The Schmidt Artist Lofts redevelopment project involved renovation of a historically significant former brewery complex into 260 affordable apartment and townhome units to provide much needed workforce housing in the West 7th neighborhood of St. Paul. With the completion of the project, Webster Street has been re-opened, the main brewery site has welcoming green spaces, seating areas, and water features which are inviting spots for the public and neighborhood residents.
As one of “Minnesota’s 10 most endangered historic places” noted by Preservation Alliance of Minnesota, the project provided an exciting opportunity to preserve the Schmidt Brewery, with its crenellated towers and Gothic details, and convert it into affordable artist live-work apartments. The adaptive reuse of the historic Schmidt Brewery into artist lofts continues the rich tradition of a 100 year old neighborhood landmark in the city of St. Paul, and preserves the Brew House and Bottling House as the centerpiece of the newly created Jacob Schmidt Brewing Company Historic District. Prior, the property was occupied by various brewery operations dating back to 1885, originally built as the Cave Brewery, the Schmidt Brewery had been home to the Stahlmann, North Star, Pfeiffer, Jacob Schmidt and Landmark brands with the last kegs rolling out in 2002.

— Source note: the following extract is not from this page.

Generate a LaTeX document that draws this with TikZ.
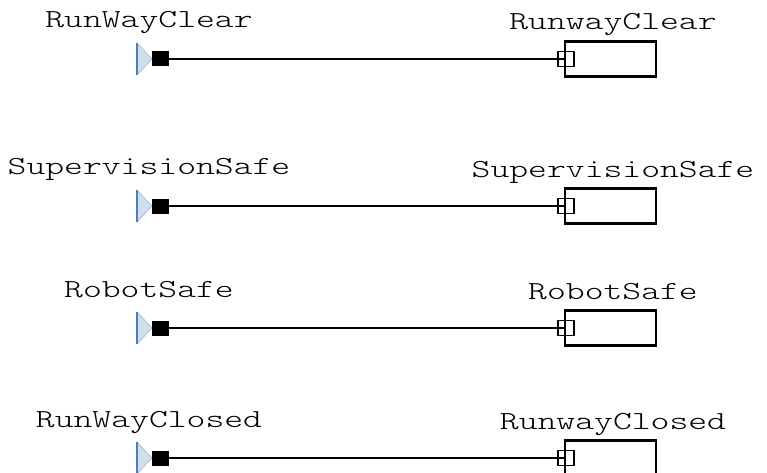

The primary obstacles to residential redevelopment for this project were trying to fit apartments into a structure not meant for that purpose. To do so, the removal of 60 brewing tanks, needing to be demolished or cut out with torches to clear out space. Many areas lacked windows, so there were dozens of new interior/exterior window openings and skylights to be cut into the existing walls, some of which required significant structural shoring due to deterioration and other challenges created by multiple additions being added to the facility over the decades of operations within both the Brew House and Bottling House structures. The removal of more than 31,000 tons of soil contaminated by past land use activities, along with four 25,000 gallon out-of-service fuel oil storage tanks located in a subgrade vault beneath Oneida Street. Another interesting aspect of the project, which was a requirement of the Historical Preservation Commission, was the removal and re-installation of the railroad tracks throughout the property, which required surveying the locations of the existing tracks, identifying every piece, carefully removing and then re-installing the tracks back to their original locations after site redevelopment was completed.